* **YOUR OBJECTIVE**:
Both the line containing "Generate a Python" and the line containing "from matplotlib.ticker import FuncFormatter" belong in the copy, as do all lines between them, copied exactly; pictures do not.
* Begin RECORDS FOR THIS TASK *
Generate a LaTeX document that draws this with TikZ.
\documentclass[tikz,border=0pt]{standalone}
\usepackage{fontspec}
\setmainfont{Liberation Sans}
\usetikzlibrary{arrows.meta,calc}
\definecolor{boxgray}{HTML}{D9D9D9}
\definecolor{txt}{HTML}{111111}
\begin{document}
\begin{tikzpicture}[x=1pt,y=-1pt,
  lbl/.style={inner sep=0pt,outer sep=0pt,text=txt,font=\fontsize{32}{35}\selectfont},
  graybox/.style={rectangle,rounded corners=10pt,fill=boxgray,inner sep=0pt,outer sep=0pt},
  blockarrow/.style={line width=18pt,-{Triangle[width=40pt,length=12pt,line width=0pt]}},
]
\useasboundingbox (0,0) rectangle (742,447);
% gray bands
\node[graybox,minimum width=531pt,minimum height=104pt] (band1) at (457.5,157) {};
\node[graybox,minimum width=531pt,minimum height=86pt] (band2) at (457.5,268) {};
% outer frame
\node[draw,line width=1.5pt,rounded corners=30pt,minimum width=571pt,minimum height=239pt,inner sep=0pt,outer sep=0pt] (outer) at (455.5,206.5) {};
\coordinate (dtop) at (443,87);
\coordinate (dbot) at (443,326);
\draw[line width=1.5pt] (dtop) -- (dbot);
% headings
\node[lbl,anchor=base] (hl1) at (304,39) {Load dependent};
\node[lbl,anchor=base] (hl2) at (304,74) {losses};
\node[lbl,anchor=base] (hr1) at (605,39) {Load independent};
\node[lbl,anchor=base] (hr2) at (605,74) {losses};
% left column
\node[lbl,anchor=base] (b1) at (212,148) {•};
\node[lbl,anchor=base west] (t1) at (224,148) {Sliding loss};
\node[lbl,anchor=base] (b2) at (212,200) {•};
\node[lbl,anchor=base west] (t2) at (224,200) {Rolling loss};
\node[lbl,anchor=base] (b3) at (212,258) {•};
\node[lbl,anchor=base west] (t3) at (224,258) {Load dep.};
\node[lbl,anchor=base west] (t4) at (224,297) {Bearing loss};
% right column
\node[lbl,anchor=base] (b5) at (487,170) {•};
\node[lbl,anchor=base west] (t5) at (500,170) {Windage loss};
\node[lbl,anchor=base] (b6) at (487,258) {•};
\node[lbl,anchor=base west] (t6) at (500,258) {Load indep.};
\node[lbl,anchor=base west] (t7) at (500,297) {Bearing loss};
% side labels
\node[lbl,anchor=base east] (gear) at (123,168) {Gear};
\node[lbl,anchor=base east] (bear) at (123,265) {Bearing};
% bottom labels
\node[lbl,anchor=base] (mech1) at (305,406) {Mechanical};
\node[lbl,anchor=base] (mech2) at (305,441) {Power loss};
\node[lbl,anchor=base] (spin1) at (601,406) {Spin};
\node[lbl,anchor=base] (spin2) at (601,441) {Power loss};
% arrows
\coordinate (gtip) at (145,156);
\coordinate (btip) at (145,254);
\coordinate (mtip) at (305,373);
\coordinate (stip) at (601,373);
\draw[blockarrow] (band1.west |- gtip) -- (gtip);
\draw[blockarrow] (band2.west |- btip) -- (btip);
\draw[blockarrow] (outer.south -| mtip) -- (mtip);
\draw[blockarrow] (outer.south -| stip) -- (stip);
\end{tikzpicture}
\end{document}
* End RECORDS FOR THIS TASK *
* Begin RECORDS FOR THIS TASK *
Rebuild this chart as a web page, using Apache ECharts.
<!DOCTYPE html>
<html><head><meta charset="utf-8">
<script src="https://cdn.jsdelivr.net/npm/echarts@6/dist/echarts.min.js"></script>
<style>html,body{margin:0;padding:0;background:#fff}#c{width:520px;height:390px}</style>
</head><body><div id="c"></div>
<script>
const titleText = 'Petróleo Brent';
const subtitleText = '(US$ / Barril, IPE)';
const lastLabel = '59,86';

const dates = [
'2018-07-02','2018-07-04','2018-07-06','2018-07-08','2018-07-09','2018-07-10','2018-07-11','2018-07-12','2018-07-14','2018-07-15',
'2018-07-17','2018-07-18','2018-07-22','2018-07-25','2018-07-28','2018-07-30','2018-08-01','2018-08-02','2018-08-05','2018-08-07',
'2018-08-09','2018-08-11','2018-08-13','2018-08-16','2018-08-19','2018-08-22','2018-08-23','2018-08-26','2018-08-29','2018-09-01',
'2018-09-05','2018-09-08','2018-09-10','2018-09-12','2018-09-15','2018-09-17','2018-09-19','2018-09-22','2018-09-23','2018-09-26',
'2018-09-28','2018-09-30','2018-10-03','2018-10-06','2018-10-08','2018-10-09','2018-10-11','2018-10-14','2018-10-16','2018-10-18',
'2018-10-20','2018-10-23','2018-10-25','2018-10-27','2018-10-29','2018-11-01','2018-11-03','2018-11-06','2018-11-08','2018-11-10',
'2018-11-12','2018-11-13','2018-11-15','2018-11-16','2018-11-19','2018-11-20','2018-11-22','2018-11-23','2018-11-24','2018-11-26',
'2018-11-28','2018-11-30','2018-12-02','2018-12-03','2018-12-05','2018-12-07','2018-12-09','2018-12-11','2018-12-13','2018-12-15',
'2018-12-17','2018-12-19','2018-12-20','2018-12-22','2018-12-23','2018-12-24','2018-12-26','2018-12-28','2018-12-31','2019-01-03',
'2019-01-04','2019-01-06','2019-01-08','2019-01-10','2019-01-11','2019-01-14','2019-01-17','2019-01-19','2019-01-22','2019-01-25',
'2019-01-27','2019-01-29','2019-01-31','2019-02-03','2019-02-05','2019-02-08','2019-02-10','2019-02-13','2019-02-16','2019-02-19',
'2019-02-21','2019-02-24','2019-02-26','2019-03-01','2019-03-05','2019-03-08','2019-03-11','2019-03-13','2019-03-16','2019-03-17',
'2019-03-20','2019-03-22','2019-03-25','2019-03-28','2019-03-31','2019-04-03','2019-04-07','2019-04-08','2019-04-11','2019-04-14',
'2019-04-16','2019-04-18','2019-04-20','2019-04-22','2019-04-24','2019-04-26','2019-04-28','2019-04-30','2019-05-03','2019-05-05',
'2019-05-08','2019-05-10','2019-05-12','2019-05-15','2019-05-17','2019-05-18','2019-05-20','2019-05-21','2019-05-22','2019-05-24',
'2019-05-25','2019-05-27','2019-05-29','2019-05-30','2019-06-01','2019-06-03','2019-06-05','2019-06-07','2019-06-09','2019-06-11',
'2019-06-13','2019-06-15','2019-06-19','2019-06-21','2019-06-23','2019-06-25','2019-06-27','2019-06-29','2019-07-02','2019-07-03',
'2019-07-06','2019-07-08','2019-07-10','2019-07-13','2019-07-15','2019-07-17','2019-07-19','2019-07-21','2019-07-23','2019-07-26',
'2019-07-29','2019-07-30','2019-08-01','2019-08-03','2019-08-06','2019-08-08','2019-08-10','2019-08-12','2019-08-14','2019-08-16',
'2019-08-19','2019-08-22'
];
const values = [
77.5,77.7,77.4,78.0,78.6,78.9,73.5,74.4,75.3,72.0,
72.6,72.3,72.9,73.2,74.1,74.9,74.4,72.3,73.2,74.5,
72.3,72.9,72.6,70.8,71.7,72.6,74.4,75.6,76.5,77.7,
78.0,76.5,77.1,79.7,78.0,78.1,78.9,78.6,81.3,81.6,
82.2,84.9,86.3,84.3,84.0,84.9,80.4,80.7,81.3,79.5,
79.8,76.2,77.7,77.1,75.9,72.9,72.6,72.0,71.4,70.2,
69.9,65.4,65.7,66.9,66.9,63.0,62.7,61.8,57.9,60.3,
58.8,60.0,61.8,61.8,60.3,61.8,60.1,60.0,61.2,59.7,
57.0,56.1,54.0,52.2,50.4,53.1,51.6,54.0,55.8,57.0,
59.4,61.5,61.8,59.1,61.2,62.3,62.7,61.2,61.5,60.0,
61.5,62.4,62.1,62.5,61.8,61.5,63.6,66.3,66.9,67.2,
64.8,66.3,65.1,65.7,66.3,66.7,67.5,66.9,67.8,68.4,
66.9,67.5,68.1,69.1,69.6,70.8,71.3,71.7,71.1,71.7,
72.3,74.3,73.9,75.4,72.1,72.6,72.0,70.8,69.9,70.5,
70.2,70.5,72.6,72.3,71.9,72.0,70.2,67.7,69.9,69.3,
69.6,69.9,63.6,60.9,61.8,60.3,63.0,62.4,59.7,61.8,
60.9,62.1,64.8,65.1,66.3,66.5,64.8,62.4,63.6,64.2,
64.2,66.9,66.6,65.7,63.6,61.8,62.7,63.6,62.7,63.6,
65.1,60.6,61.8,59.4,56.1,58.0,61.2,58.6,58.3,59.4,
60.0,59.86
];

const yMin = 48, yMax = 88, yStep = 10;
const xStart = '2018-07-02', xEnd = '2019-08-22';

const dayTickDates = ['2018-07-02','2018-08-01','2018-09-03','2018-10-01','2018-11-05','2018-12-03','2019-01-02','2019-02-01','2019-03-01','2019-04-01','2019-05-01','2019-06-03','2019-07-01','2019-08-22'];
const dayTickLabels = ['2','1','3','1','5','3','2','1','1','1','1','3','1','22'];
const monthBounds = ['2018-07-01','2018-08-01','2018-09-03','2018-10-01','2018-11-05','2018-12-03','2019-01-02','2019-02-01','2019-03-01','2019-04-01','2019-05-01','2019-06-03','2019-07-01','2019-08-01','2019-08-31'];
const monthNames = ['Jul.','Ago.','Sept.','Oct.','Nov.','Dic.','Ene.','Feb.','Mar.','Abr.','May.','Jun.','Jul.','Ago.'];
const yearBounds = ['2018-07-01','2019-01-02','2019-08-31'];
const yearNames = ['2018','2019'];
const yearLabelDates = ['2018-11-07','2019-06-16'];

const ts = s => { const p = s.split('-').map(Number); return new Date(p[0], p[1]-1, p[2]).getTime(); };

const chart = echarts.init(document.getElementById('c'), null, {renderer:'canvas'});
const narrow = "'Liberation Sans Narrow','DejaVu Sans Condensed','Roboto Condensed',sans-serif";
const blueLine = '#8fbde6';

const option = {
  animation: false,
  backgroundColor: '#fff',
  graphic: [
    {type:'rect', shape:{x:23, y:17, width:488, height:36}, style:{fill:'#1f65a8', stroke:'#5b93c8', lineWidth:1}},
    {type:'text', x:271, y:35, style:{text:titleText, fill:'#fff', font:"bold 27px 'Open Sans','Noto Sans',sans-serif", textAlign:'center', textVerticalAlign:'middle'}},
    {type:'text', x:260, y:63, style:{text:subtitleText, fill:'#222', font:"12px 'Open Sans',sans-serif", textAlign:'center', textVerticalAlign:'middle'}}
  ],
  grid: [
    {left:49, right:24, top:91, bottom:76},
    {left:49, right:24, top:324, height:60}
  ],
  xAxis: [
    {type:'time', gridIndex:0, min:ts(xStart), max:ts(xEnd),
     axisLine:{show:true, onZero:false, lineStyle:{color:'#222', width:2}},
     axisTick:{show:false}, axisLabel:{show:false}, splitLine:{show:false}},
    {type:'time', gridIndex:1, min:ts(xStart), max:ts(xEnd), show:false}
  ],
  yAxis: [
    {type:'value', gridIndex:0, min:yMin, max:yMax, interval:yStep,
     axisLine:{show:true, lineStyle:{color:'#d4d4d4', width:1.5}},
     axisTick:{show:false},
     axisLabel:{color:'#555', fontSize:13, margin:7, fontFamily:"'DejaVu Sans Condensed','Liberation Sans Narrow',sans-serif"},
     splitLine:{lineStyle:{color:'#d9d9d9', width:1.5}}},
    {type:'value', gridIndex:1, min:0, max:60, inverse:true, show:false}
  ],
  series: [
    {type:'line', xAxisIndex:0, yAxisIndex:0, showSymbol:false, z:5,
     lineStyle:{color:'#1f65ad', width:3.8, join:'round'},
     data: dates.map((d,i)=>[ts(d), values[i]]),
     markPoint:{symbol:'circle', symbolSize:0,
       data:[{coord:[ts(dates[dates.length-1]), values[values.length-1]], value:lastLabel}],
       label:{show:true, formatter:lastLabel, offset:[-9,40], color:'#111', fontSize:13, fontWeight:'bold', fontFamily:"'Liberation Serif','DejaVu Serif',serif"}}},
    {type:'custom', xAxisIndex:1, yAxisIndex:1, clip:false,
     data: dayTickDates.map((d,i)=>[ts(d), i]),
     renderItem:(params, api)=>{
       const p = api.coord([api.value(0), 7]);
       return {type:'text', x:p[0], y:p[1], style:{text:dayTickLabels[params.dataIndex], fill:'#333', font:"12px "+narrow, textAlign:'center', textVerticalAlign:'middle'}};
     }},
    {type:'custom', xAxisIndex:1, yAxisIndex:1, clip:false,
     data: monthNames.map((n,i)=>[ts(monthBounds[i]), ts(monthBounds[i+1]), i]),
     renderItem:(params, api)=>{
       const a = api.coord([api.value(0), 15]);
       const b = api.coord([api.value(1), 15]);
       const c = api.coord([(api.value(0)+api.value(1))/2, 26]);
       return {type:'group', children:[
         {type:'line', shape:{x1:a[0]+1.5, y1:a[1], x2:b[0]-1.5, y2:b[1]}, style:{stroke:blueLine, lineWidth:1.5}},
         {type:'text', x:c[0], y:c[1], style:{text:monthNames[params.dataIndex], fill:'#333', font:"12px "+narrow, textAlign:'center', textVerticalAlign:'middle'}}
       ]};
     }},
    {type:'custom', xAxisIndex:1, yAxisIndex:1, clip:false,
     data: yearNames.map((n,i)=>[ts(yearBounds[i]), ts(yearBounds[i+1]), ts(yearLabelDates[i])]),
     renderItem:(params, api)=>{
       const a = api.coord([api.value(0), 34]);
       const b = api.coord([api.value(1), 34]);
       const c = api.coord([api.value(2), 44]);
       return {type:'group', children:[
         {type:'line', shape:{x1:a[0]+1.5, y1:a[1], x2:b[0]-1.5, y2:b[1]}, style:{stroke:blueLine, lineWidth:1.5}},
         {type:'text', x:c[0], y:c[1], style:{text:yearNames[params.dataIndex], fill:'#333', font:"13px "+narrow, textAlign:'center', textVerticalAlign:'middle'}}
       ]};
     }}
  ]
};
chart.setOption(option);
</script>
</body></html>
* End RECORDS FOR THIS TASK *
* Begin RECORDS FOR THIS TASK *
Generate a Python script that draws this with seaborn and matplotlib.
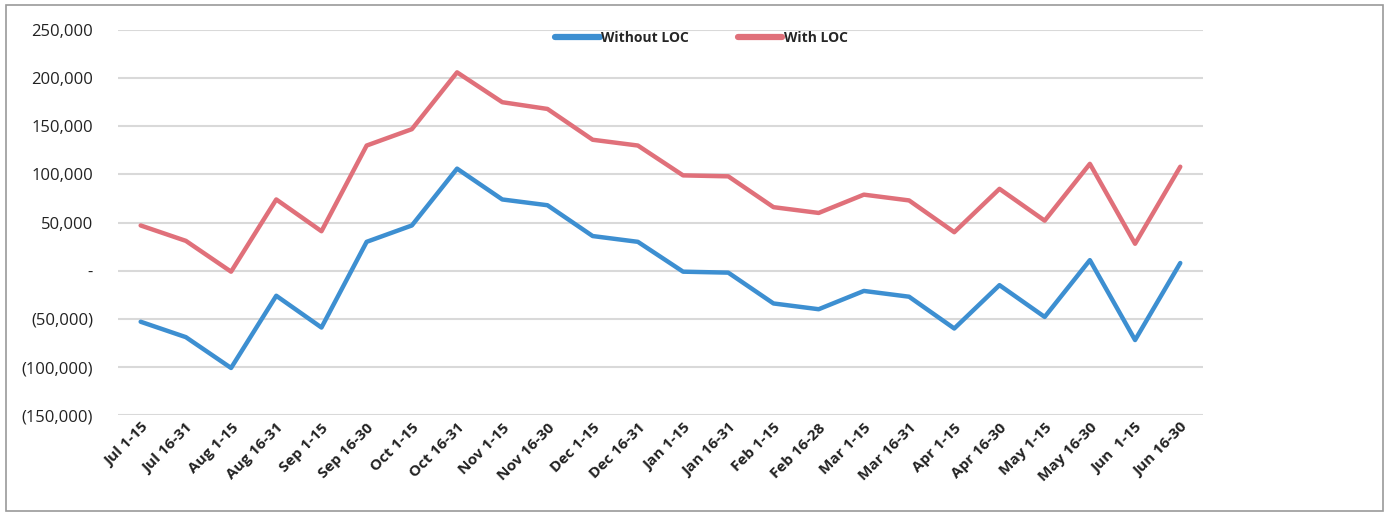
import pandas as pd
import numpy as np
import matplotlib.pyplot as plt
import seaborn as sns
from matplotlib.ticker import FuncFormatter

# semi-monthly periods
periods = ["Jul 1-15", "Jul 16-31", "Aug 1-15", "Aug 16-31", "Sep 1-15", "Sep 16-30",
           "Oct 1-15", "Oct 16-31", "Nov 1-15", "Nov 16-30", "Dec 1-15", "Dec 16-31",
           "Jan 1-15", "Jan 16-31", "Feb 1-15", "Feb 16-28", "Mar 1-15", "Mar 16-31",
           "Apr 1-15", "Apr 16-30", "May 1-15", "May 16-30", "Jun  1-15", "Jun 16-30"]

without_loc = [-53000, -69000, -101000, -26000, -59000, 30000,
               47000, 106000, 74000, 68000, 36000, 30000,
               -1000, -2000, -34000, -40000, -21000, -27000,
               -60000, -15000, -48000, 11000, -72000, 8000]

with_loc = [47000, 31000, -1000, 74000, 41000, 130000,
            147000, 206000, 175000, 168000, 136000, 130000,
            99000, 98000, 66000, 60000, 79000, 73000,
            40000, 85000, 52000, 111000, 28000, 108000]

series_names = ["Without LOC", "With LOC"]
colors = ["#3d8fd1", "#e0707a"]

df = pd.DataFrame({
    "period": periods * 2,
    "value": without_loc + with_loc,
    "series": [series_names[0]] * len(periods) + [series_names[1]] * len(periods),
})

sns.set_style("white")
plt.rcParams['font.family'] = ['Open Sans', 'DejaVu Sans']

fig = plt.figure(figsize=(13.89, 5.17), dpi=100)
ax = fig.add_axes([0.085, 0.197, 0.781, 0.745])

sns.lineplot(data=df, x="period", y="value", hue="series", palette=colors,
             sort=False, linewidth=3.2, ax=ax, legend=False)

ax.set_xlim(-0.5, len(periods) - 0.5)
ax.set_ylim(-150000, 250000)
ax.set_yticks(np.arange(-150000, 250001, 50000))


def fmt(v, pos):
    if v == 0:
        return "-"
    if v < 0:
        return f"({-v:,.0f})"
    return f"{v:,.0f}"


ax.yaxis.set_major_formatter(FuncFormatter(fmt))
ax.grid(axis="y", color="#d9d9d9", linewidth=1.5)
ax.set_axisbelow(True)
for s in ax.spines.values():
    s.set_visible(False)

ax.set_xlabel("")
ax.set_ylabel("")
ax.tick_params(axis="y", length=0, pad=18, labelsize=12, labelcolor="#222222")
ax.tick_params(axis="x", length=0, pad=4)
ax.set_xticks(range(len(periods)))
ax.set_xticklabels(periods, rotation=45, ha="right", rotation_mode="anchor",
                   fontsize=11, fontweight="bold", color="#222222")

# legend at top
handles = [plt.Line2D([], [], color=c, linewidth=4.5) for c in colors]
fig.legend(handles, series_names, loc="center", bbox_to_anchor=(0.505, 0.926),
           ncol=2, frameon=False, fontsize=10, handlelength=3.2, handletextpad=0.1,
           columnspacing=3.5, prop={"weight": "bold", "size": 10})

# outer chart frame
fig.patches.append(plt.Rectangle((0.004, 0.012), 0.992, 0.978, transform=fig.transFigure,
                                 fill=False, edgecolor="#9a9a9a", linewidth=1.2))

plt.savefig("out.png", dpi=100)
* End RECORDS FOR THIS TASK *
* **TASK OUTPUT**:
Generate a Python script that draws this with seaborn and matplotlib.
import pandas as pd
import numpy as np
import matplotlib.pyplot as plt
import seaborn as sns
from matplotlib.ticker import FuncFormatter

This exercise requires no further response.